• **DIRECTION**:
Quote the records that follow in full and exactly; leave out the pictures.

• **TASK DATA**:
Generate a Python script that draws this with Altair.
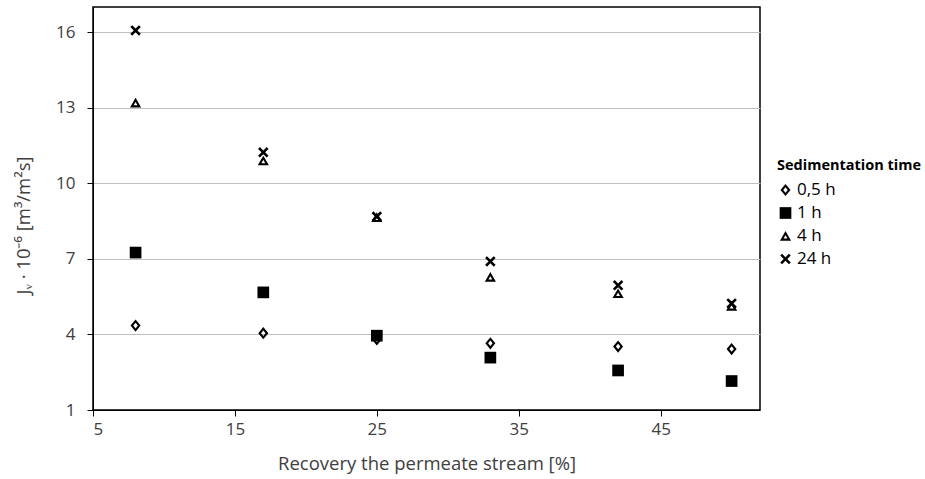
import altair as alt
import pandas as pd

recovery = [8, 17, 25, 33, 42, 50]
series = ["0,5 h", "1 h", "4 h", "24 h"]
jv_05h = [4.35, 4.05, 3.8, 3.65, 3.52, 3.42]
jv_1h = [7.25, 5.67, 3.95, 3.08, 2.57, 2.15]
jv_4h = [13.2, 10.9, 8.65, 6.28, 5.63, 5.13]
jv_24h = [16.07, 11.23, 8.68, 6.9, 5.95, 5.23]

rows = []
for name, vals in zip(series, [jv_05h, jv_1h, jv_4h, jv_24h]):
    for x, y in zip(recovery, vals):
        rows.append({"recovery": x, "jv": y, "series": name})
df = pd.DataFrame(rows)

# marker outlines (normalized to [-1, 1]); open shapes are rings with a hole
open_diamond = ("M0,-1L0.82,0L0,1L-0.82,0Z"
                "M0,-0.45L-0.37,0L0,0.45L0.37,0Z")
open_triangle = ("M0,-0.9L1,0.85L-1,0.85Z"
                 "M0,-0.14L-0.35,0.47L0.35,0.47Z")
filled_square = "square"
x_cross = ("M-1,-0.65L-0.65,-1L0,-0.35L0.65,-1L1,-0.65L0.35,0L1,0.65"
           "L0.65,1L0,0.35L-0.65,1L-1,0.65L-0.35,0Z")

font = "Open Sans"
legend_title = "Sedimentation time"

chart = alt.Chart(df).mark_point(filled=True, color="black", opacity=1, strokeWidth=0).encode(
    x=alt.X("recovery:Q",
            scale=alt.Scale(domain=[5, 52], nice=False, zero=False),
            axis=alt.Axis(values=[5, 15, 25, 35, 45], grid=False,
                          title="Recovery the permeate stream [%]")),
    y=alt.Y("jv:Q",
            scale=alt.Scale(domain=[1, 17], nice=False, zero=False),
            axis=alt.Axis(values=[1, 4, 7, 10, 13, 16], grid=True,
                          title="Jᵥ · 10⁻⁶ [m³/m²s]",
                          titleX=-70, titleY=218, titleAngle=270,
                          titleBaseline="middle", titleAlign="center")),
    shape=alt.Shape("series:N",
                    scale=alt.Scale(domain=series,
                                    range=[open_diamond, filled_square, open_triangle, x_cross]),
                    legend=alt.Legend(title=legend_title)),
    size=alt.Size("series:N",
                  scale=alt.Scale(domain=series, range=[150, 110, 145, 140]),
                  legend=alt.Legend(title=legend_title)),
).properties(
    width=667, height=403,
    autosize=alt.AutoSizeParams(type="none"),
    padding={"left": 93, "top": 7, "right": 165, "bottom": 69},
).configure_view(
    stroke="black", strokeWidth=1.5
).configure_axis(
    labelFont=font, titleFont=font,
    labelFontSize=17, titleFontSize=18.5, titleFontWeight="normal",
    labelColor="#404040", titleColor="#404040",
    domainColor="black", tickColor="black", tickSize=6,
    gridColor="#bfbfbf", gridWidth=1.2,
).configure_axisX(
    labelPadding=5, titlePadding=17,
).configure_axisY(
    labelPadding=12,
).configure_legend(
    orient="none", legendX=684, legendY=152,
    titleFont=font, labelFont=font,
    titleFontSize=14.5, titleFontWeight="bold", titleColor="black",
    labelFontSize=17, labelColor="black", rowPadding=5, titlePadding=8,
    symbolOffset=0, labelOffset=3, symbolFillColor="black", symbolStrokeWidth=0,
)

chart.save("out.html", embed_options={"renderer": "svg", "actions": False})
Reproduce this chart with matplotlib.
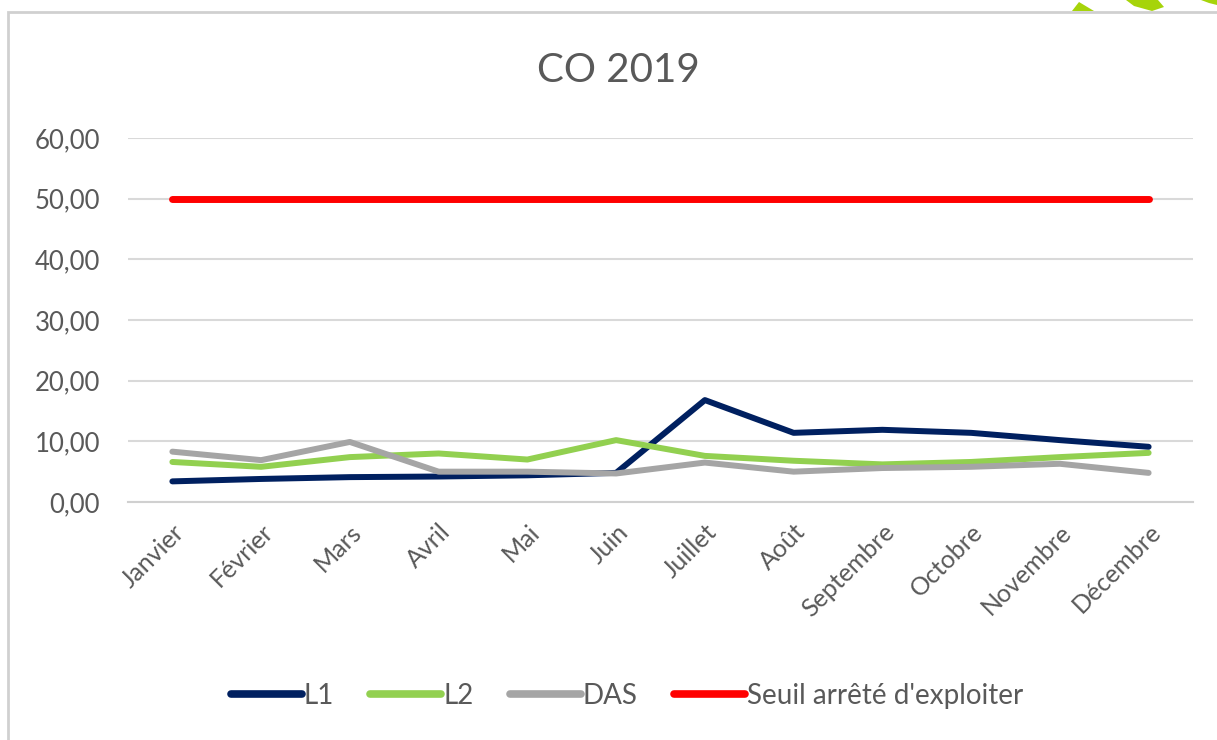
import matplotlib
matplotlib.use("Agg")
import matplotlib.pyplot as plt
from matplotlib.patches import Polygon, Rectangle

mois = ["Janvier", "Février", "Mars", "Avril", "Mai", "Juin", "Juillet",
        "Août", "Septembre", "Octobre", "Novembre", "Décembre"]
l1 = [3.4, 3.8, 4.1, 4.2, 4.4, 4.8, 16.8, 11.4, 11.9, 11.4, 10.2, 9.1]
l2 = [6.6, 5.8, 7.4, 8.0, 7.0, 10.2, 7.6, 6.8, 6.2, 6.6, 7.4, 8.1]
das = [8.3, 6.9, 9.9, 5.0, 5.0, 4.7, 6.5, 5.0, 5.6, 5.8, 6.3, 4.8]
seuil = [50.0] * 12
yticks = [0, 10, 20, 30, 40, 50, 60]

plt.rcParams['font.family'] = ['Lato', 'DejaVu Sans']
gris_txt = '#595959'

W, H = 1217, 740
fig = plt.figure(figsize=(W / 100, H / 100), dpi=100)


def px(x, y):
    return (x / W, 1 - y / H)


# cadre du graphique
fig.add_artist(Rectangle(px(8, 760), 1300 / W, 748 / H, transform=fig.transFigure,
                         fill=False, edgecolor='#D0D0D0', linewidth=2))

# petites formes vertes en haut à droite
vert = '#A6D40A'
for pts in ([(1072, 11), (1079, 2), (1094, 11)],
            [(1126, 0), (1158, 0), (1164, 7), (1152, 11), (1134, 6)],
            [(1201, 0), (1217, 0), (1217, 5), (1209, 3)]):
    fig.add_artist(Polygon([px(*p) for p in pts], closed=True, transform=fig.transFigure,
                           facecolor=vert, edgecolor='none'))

ax = fig.add_axes([128 / W, 1 - 502 / H, (1193 - 128) / W, (502 - 138) / H])
x = range(len(mois))
ax.plot(x, l1, color='#002060', lw=4.3, solid_capstyle='round', label='L1', zorder=3)
ax.plot(x, l2, color='#92D050', lw=4.3, solid_capstyle='round', label='L2', zorder=3)
ax.plot(x, das, color='#A5A5A5', lw=4.3, solid_capstyle='round', label='DAS', zorder=3)
ax.plot(x, seuil, color='#FF0000', lw=5, solid_capstyle='round',
        label="Seuil arrêté d'exploiter", zorder=3)

ax.set_xlim(-0.5, len(mois) - 0.5)
ax.set_ylim(0, 60)
ax.set_yticks(yticks)
ax.set_yticklabels([f"{v:.2f}".replace('.', ',') for v in yticks])
ax.set_xticks(list(x))
ax.set_xticklabels(mois, rotation=45, ha='right', va='top', rotation_mode='anchor')
ax.tick_params(axis='y', length=0, labelsize=18.5, colors=gris_txt, pad=20)
ax.tick_params(axis='x', length=0, labelsize=18, colors=gris_txt, pad=13)
ax.grid(axis='y', color='#D9D9D9', lw=1.5)
ax.set_axisbelow(True)
for s in ['top', 'right', 'left']:
    ax.spines[s].set_visible(False)
ax.spines['bottom'].set_color('#D0D0D0')
ax.spines['bottom'].set_linewidth(1.5)

fig.text(618 / W, 1 - 70 / H, "CO 2019", ha='center', va='center', fontsize=29, color=gris_txt)

leg = fig.legend(loc='center', bbox_to_anchor=(627 / W, 1 - 696 / H), ncol=4, frameon=False,
                 fontsize=20, labelcolor=gris_txt, handlelength=2.55, handletextpad=0.08,
                 columnspacing=1.3)
for h in leg.get_lines():
    h.set_linewidth(5.5)
    h.set_solid_capstyle('round')

fig.savefig('out.png', dpi=100)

• **TASK SOLUTION**:
Generate a Python script that draws this with Altair.
import altair as alt
import pandas as pd

recovery = [8, 17, 25, 33, 42, 50]
series = ["0,5 h", "1 h", "4 h", "24 h"]
jv_05h = [4.35, 4.05, 3.8, 3.65, 3.52, 3.42]
jv_1h = [7.25, 5.67, 3.95, 3.08, 2.57, 2.15]
jv_4h = [13.2, 10.9, 8.65, 6.28, 5.63, 5.13]
jv_24h = [16.07, 11.23, 8.68, 6.9, 5.95, 5.23]

rows = []
for name, vals in zip(series, [jv_05h, jv_1h, jv_4h, jv_24h]):
    for x, y in zip(recovery, vals):
        rows.append({"recovery": x, "jv": y, "series": name})
df = pd.DataFrame(rows)

# marker outlines (normalized to [-1, 1]); open shapes are rings with a hole
open_diamond = ("M0,-1L0.82,0L0,1L-0.82,0Z"
                "M0,-0.45L-0.37,0L0,0.45L0.37,0Z")
open_triangle = ("M0,-0.9L1,0.85L-1,0.85Z"
                 "M0,-0.14L-0.35,0.47L0.35,0.47Z")
filled_square = "square"
x_cross = ("M-1,-0.65L-0.65,-1L0,-0.35L0.65,-1L1,-0.65L0.35,0L1,0.65"
           "L0.65,1L0,0.35L-0.65,1L-1,0.65L-0.35,0Z")

font = "Open Sans"
legend_title = "Sedimentation time"

chart = alt.Chart(df).mark_point(filled=True, color="black", opacity=1, strokeWidth=0).encode(
    x=alt.X("recovery:Q",
            scale=alt.Scale(domain=[5, 52], nice=False, zero=False),
            axis=alt.Axis(values=[5, 15, 25, 35, 45], grid=False,
                          title="Recovery the permeate stream [%]")),
    y=alt.Y("jv:Q",
            scale=alt.Scale(domain=[1, 17], nice=False, zero=False),
            axis=alt.Axis(values=[1, 4, 7, 10, 13, 16], grid=True,
                          title="Jᵥ · 10⁻⁶ [m³/m²s]",
                          titleX=-70, titleY=218, titleAngle=270,
                          titleBaseline="middle", titleAlign="center")),
    shape=alt.Shape("series:N",
                    scale=alt.Scale(domain=series,
                                    range=[open_diamond, filled_square, open_triangle, x_cross]),
                    legend=alt.Legend(title=legend_title)),
    size=alt.Size("series:N",
                  scale=alt.Scale(domain=series, range=[150, 110, 145, 140]),
                  legend=alt.Legend(title=legend_title)),
).properties(
    width=667, height=403,
    autosize=alt.AutoSizeParams(type="none"),
    padding={"left": 93, "top": 7, "right": 165, "bottom": 69},
).configure_view(
    stroke="black", strokeWidth=1.5
).configure_axis(
    labelFont=font, titleFont=font,
    labelFontSize=17, titleFontSize=18.5, titleFontWeight="normal",
    labelColor="#404040", titleColor="#404040",
    domainColor="black", tickColor="black", tickSize=6,
    gridColor="#bfbfbf", gridWidth=1.2,
).configure_axisX(
    labelPadding=5, titlePadding=17,
).configure_axisY(
    labelPadding=12,
).configure_legend(
    orient="none", legendX=684, legendY=152,
    titleFont=font, labelFont=font,
    titleFontSize=14.5, titleFontWeight="bold", titleColor="black",
    labelFontSize=17, labelColor="black", rowPadding=5, titlePadding=8,
    symbolOffset=0, labelOffset=3, symbolFillColor="black", symbolStrokeWidth=0,
)

chart.save("out.html", embed_options={"renderer": "svg", "actions": False})
Reproduce this chart with matplotlib.
import matplotlib
matplotlib.use("Agg")
import matplotlib.pyplot as plt
from matplotlib.patches import Polygon, Rectangle

mois = ["Janvier", "Février", "Mars", "Avril", "Mai", "Juin", "Juillet",
        "Août", "Septembre", "Octobre", "Novembre", "Décembre"]
l1 = [3.4, 3.8, 4.1, 4.2, 4.4, 4.8, 16.8, 11.4, 11.9, 11.4, 10.2, 9.1]
l2 = [6.6, 5.8, 7.4, 8.0, 7.0, 10.2, 7.6, 6.8, 6.2, 6.6, 7.4, 8.1]
das = [8.3, 6.9, 9.9, 5.0, 5.0, 4.7, 6.5, 5.0, 5.6, 5.8, 6.3, 4.8]
seuil = [50.0] * 12
yticks = [0, 10, 20, 30, 40, 50, 60]

plt.rcParams['font.family'] = ['Lato', 'DejaVu Sans']
gris_txt = '#595959'

W, H = 1217, 740
fig = plt.figure(figsize=(W / 100, H / 100), dpi=100)


def px(x, y):
    return (x / W, 1 - y / H)


# cadre du graphique
fig.add_artist(Rectangle(px(8, 760), 1300 / W, 748 / H, transform=fig.transFigure,
                         fill=False, edgecolor='#D0D0D0', linewidth=2))

# petites formes vertes en haut à droite
vert = '#A6D40A'
for pts in ([(1072, 11), (1079, 2), (1094, 11)],
            [(1126, 0), (1158, 0), (1164, 7), (1152, 11), (1134, 6)],
            [(1201, 0), (1217, 0), (1217, 5), (1209, 3)]):
    fig.add_artist(Polygon([px(*p) for p in pts], closed=True, transform=fig.transFigure,
                           facecolor=vert, edgecolor='none'))

ax = fig.add_axes([128 / W, 1 - 502 / H, (1193 - 128) / W, (502 - 138) / H])
x = range(len(mois))
ax.plot(x, l1, color='#002060', lw=4.3, solid_capstyle='round', label='L1', zorder=3)
ax.plot(x, l2, color='#92D050', lw=4.3, solid_capstyle='round', label='L2', zorder=3)
ax.plot(x, das, color='#A5A5A5', lw=4.3, solid_capstyle='round', label='DAS', zorder=3)
ax.plot(x, seuil, color='#FF0000', lw=5, solid_capstyle='round',
        label="Seuil arrêté d'exploiter", zorder=3)

ax.set_xlim(-0.5, len(mois) - 0.5)
ax.set_ylim(0, 60)
ax.set_yticks(yticks)
ax.set_yticklabels([f"{v:.2f}".replace('.', ',') for v in yticks])
ax.set_xticks(list(x))
ax.set_xticklabels(mois, rotation=45, ha='right', va='top', rotation_mode='anchor')
ax.tick_params(axis='y', length=0, labelsize=18.5, colors=gris_txt, pad=20)
ax.tick_params(axis='x', length=0, labelsize=18, colors=gris_txt, pad=13)
ax.grid(axis='y', color='#D9D9D9', lw=1.5)
ax.set_axisbelow(True)
for s in ['top', 'right', 'left']:
    ax.spines[s].set_visible(False)
ax.spines['bottom'].set_color('#D0D0D0')
ax.spines['bottom'].set_linewidth(1.5)

fig.text(618 / W, 1 - 70 / H, "CO 2019", ha='center', va='center', fontsize=29, color=gris_txt)

leg = fig.legend(loc='center', bbox_to_anchor=(627 / W, 1 - 696 / H), ncol=4, frameon=False,
                 fontsize=20, labelcolor=gris_txt, handlelength=2.55, handletextpad=0.08,
                 columnspacing=1.3)
for h in leg.get_lines():
    h.set_linewidth(5.5)
    h.set_solid_capstyle('round')

fig.savefig('out.png', dpi=100)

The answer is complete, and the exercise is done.